Modeling nitrogen saturation in forest ecosystems in response to land use and atmospheric deposition

A generalized, lumped-parameter model of carbon (C), water, and nitrogen (N) interactions in forest ecosystems (PnET-CN) is presented. The model operates at a monthly time step and at the stand-to-watershed scale, and is validated against data on annual net primary productivity, monthly carbon and water balances, annual net N mineralization, nitrification, foliar N concentration and annual and monthly N leaching losses for two sites, Hubbard Brook (West Thornton, NH) and Harvard Forest (Petersham MA). It is then used to predict transient responses in function resulting from changes in land use and N deposition, as well as the maximum rate of N cycling which can be sustained for any given combination of site, climate and species.
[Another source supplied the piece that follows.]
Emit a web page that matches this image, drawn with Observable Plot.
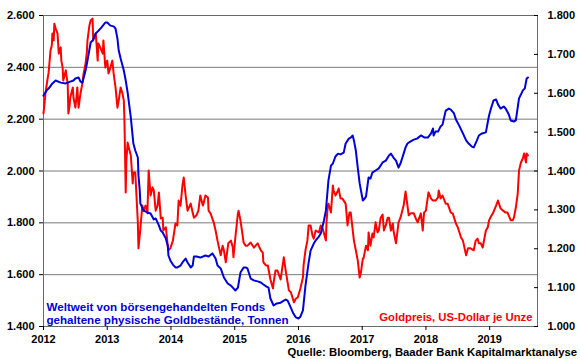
<!DOCTYPE html>
<html><head><meta charset="utf-8">
<script src="https://cdn.jsdelivr.net/npm/d3@7"></script>
<script src="https://cdn.jsdelivr.net/npm/@observablehq/plot@0.6"></script>
<style>
body{margin:0;background:#fff;}
#wrap{position:relative;width:580px;height:359px;font-family:"Liberation Sans",Arial,sans-serif;}
#caption{position:absolute;right:3px;top:346px;line-height:13px;font-size:11.3px;font-weight:bold;color:#000;white-space:nowrap;}
</style></head><body><div id="wrap"><div id="caption">Quelle: Bloomberg, Baader Bank Kapitalmarktanalyse</div></div>
<script>
// ETF gold holdings (tonnes), left axis
const blueYears = [2012.00,2012.05,2012.08,2012.14,2012.19,2012.27,2012.35,2012.42,2012.47,2012.50,2012.55,2012.58,2012.61,2012.66,2012.69,2012.74,2012.77,2012.82,2012.85,2012.91,2012.97,2013.00,2013.05,2013.10,2013.13,2013.16,2013.18,2013.21,2013.26,2013.29,2013.32,2013.37,2013.41,2013.44,2013.48,2013.49,2013.51,2013.52,2013.57,2013.63,2013.68,2013.73,2013.76,2013.81,2013.84,2013.87,2013.92,2013.95,2013.96,2013.99,2014.03,2014.07,2014.10,2014.15,2014.18,2014.23,2014.26,2014.31,2014.34,2014.36,2014.40,2014.46,2014.54,2014.59,2014.65,2014.70,2014.73,2014.78,2014.83,2014.89,2014.94,2014.98,2015.01,2015.05,2015.09,2015.14,2015.17,2015.20,2015.25,2015.30,2015.36,2015.41,2015.45,2015.50,2015.53,2015.56,2015.61,2015.66,2015.72,2015.77,2015.80,2015.83,2015.88,2015.92,2015.96,2016.00,2016.03,2016.07,2016.11,2016.16,2016.19,2016.24,2016.27,2016.32,2016.35,2016.40,2016.43,2016.47,2016.51,2016.54,2016.58,2016.62,2016.66,2016.71,2016.74,2016.79,2016.82,2016.85,2016.87,2016.90,2016.93,2016.96,2016.98,2017.01,2017.04,2017.06,2017.10,2017.13,2017.16,2017.21,2017.26,2017.32,2017.37,2017.42,2017.45,2017.49,2017.53,2017.57,2017.60,2017.65,2017.68,2017.71,2017.76,2017.81,2017.86,2017.92,2017.98,2018.03,2018.08,2018.11,2018.12,2018.15,2018.19,2018.23,2018.26,2018.31,2018.36,2018.39,2018.44,2018.47,2018.52,2018.58,2018.63,2018.67,2018.72,2018.75,2018.80,2018.83,2018.88,2018.94,2018.99,2019.02,2019.06,2019.10,2019.13,2019.17,2019.22,2019.25,2019.30,2019.33,2019.38,2019.41,2019.46,2019.49,2019.52,2019.55,2019.58,2019.60];
const blueTonnes = [2291,2311,2318,2338,2349,2341,2338,2345,2349,2357,2361,2345,2341,2388,2426,2496,2504,2531,2538,2554,2573,2573,2561,2558,2550,2511,2465,2434,2388,2349,2303,2206,2106,2079,2052,1983,1925,1874,1847,1840,1836,1813,1817,1790,1770,1763,1739,1712,1674,1655,1639,1628,1628,1635,1647,1662,1647,1628,1635,1670,1670,1666,1674,1670,1682,1662,1635,1624,1589,1566,1558,1547,1539,1550,1608,1628,1628,1624,1585,1578,1574,1570,1562,1554,1550,1508,1481,1489,1492,1500,1504,1500,1473,1450,1435,1431,1438,1462,1558,1647,1693,1720,1732,1747,1759,1809,1847,1963,2021,2029,2056,2067,2064,2071,2106,2125,2129,2137,2118,2079,2013,1952,1925,1886,1894,1902,1975,1971,1994,2002,2010,2033,2040,2060,2067,2052,2040,2013,2029,2067,2091,2106,2114,2121,2125,2137,2129,2129,2145,2164,2137,2152,2152,2172,2179,2233,2241,2237,2222,2199,2176,2145,2118,2106,2094,2091,2118,2137,2145,2149,2214,2241,2272,2276,2257,2241,2249,2241,2218,2195,2191,2195,2280,2295,2311,2318,2357,2361];

// Gold price (USD per ounce), right axis
const redYears = [2012.00,2012.02,2012.03,2012.06,2012.08,2012.09,2012.11,2012.13,2012.14,2012.16,2012.17,2012.19,2012.22,2012.24,2012.27,2012.28,2012.30,2012.31,2012.35,2012.36,2012.38,2012.39,2012.41,2012.42,2012.46,2012.47,2012.50,2012.52,2012.53,2012.55,2012.58,2012.61,2012.63,2012.66,2012.68,2012.69,2012.71,2012.72,2012.74,2012.77,2012.78,2012.82,2012.85,2012.86,2012.89,2012.93,2012.94,2012.97,2013.00,2013.02,2013.05,2013.08,2013.10,2013.13,2013.16,2013.18,2013.21,2013.24,2013.26,2013.27,2013.29,2013.30,2013.32,2013.35,2013.37,2013.40,2013.41,2013.44,2013.48,2013.49,2013.52,2013.55,2013.57,2013.60,2013.63,2013.65,2013.68,2013.71,2013.73,2013.76,2013.79,2013.81,2013.84,2013.87,2013.88,2013.92,2013.95,2013.96,2013.99,2014.03,2014.04,2014.07,2014.10,2014.12,2014.15,2014.18,2014.20,2014.23,2014.26,2014.31,2014.34,2014.36,2014.40,2014.43,2014.46,2014.50,2014.51,2014.54,2014.58,2014.59,2014.62,2014.67,2014.70,2014.73,2014.78,2014.81,2014.83,2014.86,2014.89,2014.90,2014.94,2014.97,2014.98,2015.01,2015.05,2015.06,2015.09,2015.14,2015.17,2015.20,2015.25,2015.30,2015.36,2015.41,2015.44,2015.45,2015.49,2015.52,2015.56,2015.60,2015.61,2015.64,2015.67,2015.72,2015.77,2015.80,2015.83,2015.85,2015.88,2015.93,2015.96,2015.99,2016.03,2016.07,2016.08,2016.11,2016.14,2016.16,2016.19,2016.22,2016.24,2016.27,2016.32,2016.35,2016.38,2016.43,2016.44,2016.46,2016.47,2016.51,2016.54,2016.55,2016.58,2016.62,2016.63,2016.66,2016.69,2016.74,2016.77,2016.80,2016.82,2016.87,2016.90,2016.93,2016.96,2016.98,2017.01,2017.02,2017.06,2017.09,2017.10,2017.13,2017.16,2017.18,2017.21,2017.24,2017.26,2017.29,2017.32,2017.34,2017.37,2017.40,2017.42,2017.45,2017.48,2017.49,2017.53,2017.57,2017.60,2017.65,2017.68,2017.71,2017.73,2017.76,2017.81,2017.84,2017.87,2017.92,2017.95,2017.97,2018.00,2018.01,2018.04,2018.08,2018.11,2018.15,2018.19,2018.20,2018.23,2018.26,2018.31,2018.34,2018.39,2018.42,2018.47,2018.50,2018.55,2018.58,2018.63,2018.66,2018.70,2018.75,2018.78,2018.81,2018.83,2018.86,2018.89,2018.94,2018.97,2018.99,2019.02,2019.05,2019.10,2019.13,2019.17,2019.21,2019.25,2019.28,2019.33,2019.36,2019.38,2019.41,2019.44,2019.46,2019.49,2019.52,2019.54,2019.57,2019.58,2019.60];
const redPrice = [1548,1581,1599,1633,1653,1671,1710,1723,1754,1736,1779,1767,1754,1702,1718,1684,1666,1633,1659,1646,1625,1548,1569,1589,1615,1589,1563,1594,1615,1563,1599,1625,1651,1677,1705,1736,1761,1774,1787,1792,1736,1754,1684,1728,1718,1702,1736,1666,1684,1651,1666,1684,1651,1615,1563,1581,1615,1599,1581,1530,1345,1427,1473,1453,1440,1368,1396,1396,1268,1201,1252,1311,1298,1311,1291,1401,1337,1358,1350,1298,1311,1345,1278,1280,1247,1255,1206,1196,1201,1221,1232,1265,1260,1324,1311,1363,1383,1337,1298,1316,1293,1280,1286,1298,1337,1311,1316,1337,1332,1298,1291,1268,1247,1221,1183,1208,1196,1165,1203,1214,1221,1203,1178,1229,1291,1298,1273,1216,1208,1208,1216,1203,1214,1196,1190,1165,1157,1157,1121,1098,1113,1144,1144,1121,1178,1144,1113,1093,1088,1062,1072,1075,1098,1126,1157,1196,1221,1260,1260,1234,1226,1247,1242,1260,1252,1221,1268,1311,1316,1293,1363,1350,1337,1350,1355,1329,1329,1316,1260,1293,1293,1221,1196,1170,1126,1139,1175,1175,1208,1196,1242,1208,1239,1229,1268,1242,1247,1280,1288,1247,1260,1280,1280,1247,1265,1247,1214,1268,1280,1311,1347,1311,1286,1291,1291,1278,1268,1291,1247,1293,1298,1311,1345,1329,1324,1324,1332,1350,1329,1337,1316,1316,1293,1291,1265,1255,1229,1221,1183,1201,1201,1196,1221,1226,1214,1214,1203,1247,1255,1273,1283,1291,1311,1324,1304,1298,1293,1293,1273,1273,1280,1306,1342,1401,1422,1432,1445,1422,1445,1440];

// Axis ticks
const yearTicks = [2012, 2013, 2014, 2015, 2016, 2017, 2018, 2019];
const leftTicks = [1400, 1600, 1800, 2000, 2200, 2400, 2600];
const rightTicks = [1000, 1100, 1200, 1300, 1400, 1500, 1600, 1700, 1800];

// Labels
const blueLabel = "Weltweit von börsengehandelten Fonds\ngehaltene physische Goldbestände, Tonnen";
const redLabel = "Goldpreis, US-Dollar je Unze";

const blue = blueYears.map((y, i) => ({year: y, value: blueTonnes[i]}));
const red = redYears.map((y, i) => ({year: y, value: redPrice[i]}));

// map right-axis values onto the left scale
const leftDomain = [1400, 2600];
const rightDomain = [1000, 1800];
const k = (leftDomain[1] - leftDomain[0]) / (rightDomain[1] - rightDomain[0]);
const toLeft = p => leftDomain[0] + (p - rightDomain[0]) * k;
const fromLeft = v => rightDomain[0] + (v - leftDomain[0]) / k;

const fmt = d3.formatLocale({decimal: ",", thousands: ".", grouping: [3], currency: ["", ""]}).format(",.0f");

const chart = Plot.plot({
  width: 580, height: 359,
  marginLeft: 43, marginRight: 43, marginTop: 15, marginBottom: 33,
  style: {fontFamily: "Liberation Sans, Arial, sans-serif", fontSize: "11px", fontWeight: "bold", color: "#000", background: "#fff"},
  x: {domain: [2012, 2019.75]},
  y: {domain: leftDomain},
  marks: [
    Plot.gridY(leftTicks.slice(1), {stroke: "#7a7a7a", strokeOpacity: 1}),
    Plot.frame({stroke: "#6a6a6a"}),
    Plot.axisX(yearTicks, {tickFormat: d => String(d), tickSize: 4, tickPadding: 5, fontWeight: "bold", fontSize: 11, label: null}),
    Plot.axisY(leftTicks, {anchor: "left", tickFormat: fmt, tickSize: 4, tickPadding: 5, fontWeight: "bold", fontSize: 11, label: null}),
    Plot.axisY(rightTicks.map(toLeft), {anchor: "right", tickFormat: d => fmt(fromLeft(d)), tickSize: -4, tickPadding: 14, fontWeight: "bold", fontSize: 11, label: null}),
    Plot.line(red, {x: "year", y: d => toLeft(d.value), stroke: "#ff0000", strokeWidth: 2}),
    Plot.line(blue, {x: "year", y: "value", stroke: "#0000d8", strokeWidth: 2}),
    Plot.text([blueLabel], {frameAnchor: "bottom-left", textAnchor: "start", lineAnchor: "bottom", dx: 3, dy: -3, fill: "#0000d8", fontWeight: "bold", fontSize: 11.6, lineHeight: 1.12}),
    Plot.text([redLabel], {frameAnchor: "bottom-right", textAnchor: "end", lineAnchor: "bottom", dx: -5, dy: -6, fill: "#ff0000", fontWeight: "bold", fontSize: 11.3})
  ]
});
document.getElementById("wrap").prepend(chart);
</script>
</body></html>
Model predictions suggest a very long legacy effect of land use history on N cycling. Even with only one 'active' soil organic matter pool, complete recovery from three modest harvests at Hubbard Brook is predicted to require more than two centuries at current N deposition rates. Complete recovery is predicted to take even longer at the Harvard Forest where biomass removals have been more intense. PnET-CN is used to predict maximum sustainable rates of N cycling for 14 sites throughout the northeastern USA. Predicted maximum values were higher, as expected, than measured N mineralization rates for all but one site. The measured fraction of N mineralization nitrified at these 14 sites showed a general relationship with the ratio of measured to maximum net N mineralization. This latter ratio is discussed as a potentially useful indicator of the degree of nitrogen saturation in forest ecosystems. A regional map of predicted maximum N cycling rates is presented based on regressions between model predictions and summary climatic variables. (C) 1997 Elsevier Science B.V.